Scientists Receive Death Threats For Questioning Man’s Role in Global Warming
Posted by Noel Sheppard on March 11, 2007 - 14:46.
Think those advancing anthropogenic global warming theories are serious about their views? Well, an article from Sunday’s Telegraph should scare every person around the world about the zealotry and danger surrounding this issue (emphasis mine throughout):
Scientists who questioned mankind's impact on climate change have received death threats and claim to have been shunned by the scientific community.
They say the debate on global warming has been "hijacked" by a powerful alliance of politicians, scientists and environmentalists who have stifled all questioning about the true environmental impact of carbon dioxide emissions.
Shocked? Astounded? That’s only the beginning:
Timothy Ball, a former climatology professor at the University of Winnipeg in Canada, has received five deaths threats by email since raising concerns about the degree to which man was affecting climate change.

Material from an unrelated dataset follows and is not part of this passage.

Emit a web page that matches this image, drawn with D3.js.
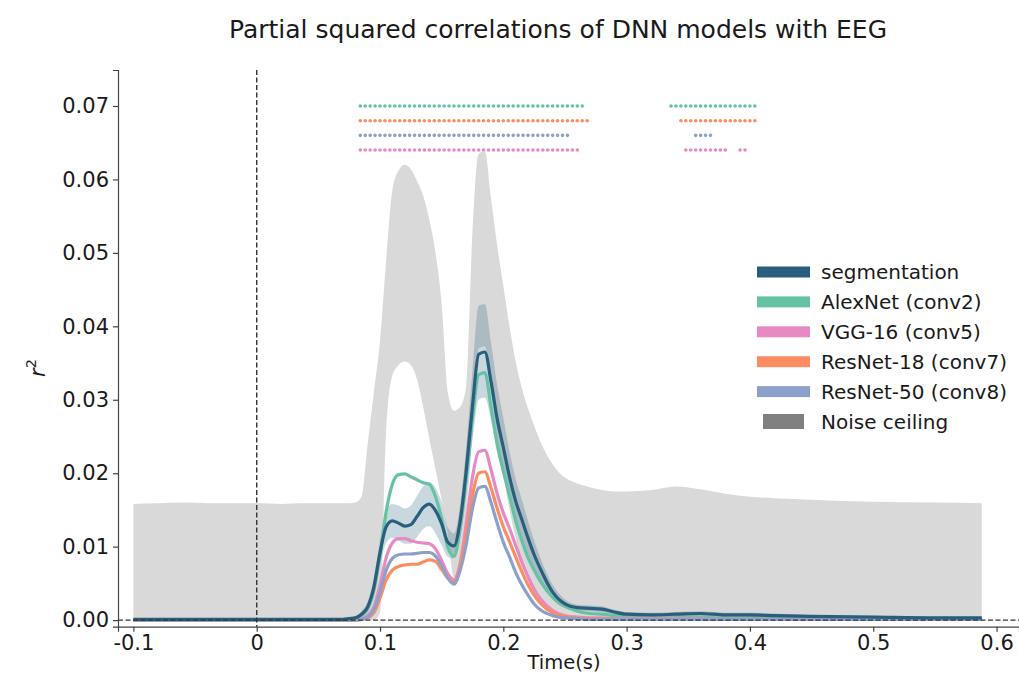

One of the emails warned that, if he continued to speak out, he would not live to see further global warming.
Why is this happening in Ball’s view:
"Western governments have pumped billions of dollars into careers and institutes and they feel threatened," said the professor.
"I can tolerate being called a sceptic because all scientists should be sceptics, but then they started calling us deniers, with all the connotations of the Holocaust. That is an obscenity. It has got really nasty and personal."
Other well-known skeptics agreed with Ball:
Richard Lindzen, the professor of Atmospheric Science at Massachusetts Institute of Technology - who also appeared on the documentary - recently claimed: "Scientists who dissent from the alarmism have seen their funds disappear, their work derided, and themselves labelled as industry stooges.
"Consequently, lies about climate change gain credence even when they fly in the face of the science."
Dr Myles Allen, from Oxford University, agreed. He said: "The Green movement has hijacked the issue of climate change. It is ludicrous to suggest the only way to deal with the problem is to start micro managing everyone, which is what environmentalists seem to want to do."
Nigel Calder, a former editor of New Scientist, said: "Governments are trying to achieve unanimity by stifling any scientist who disagrees. Einstein could not have got funding under the present system."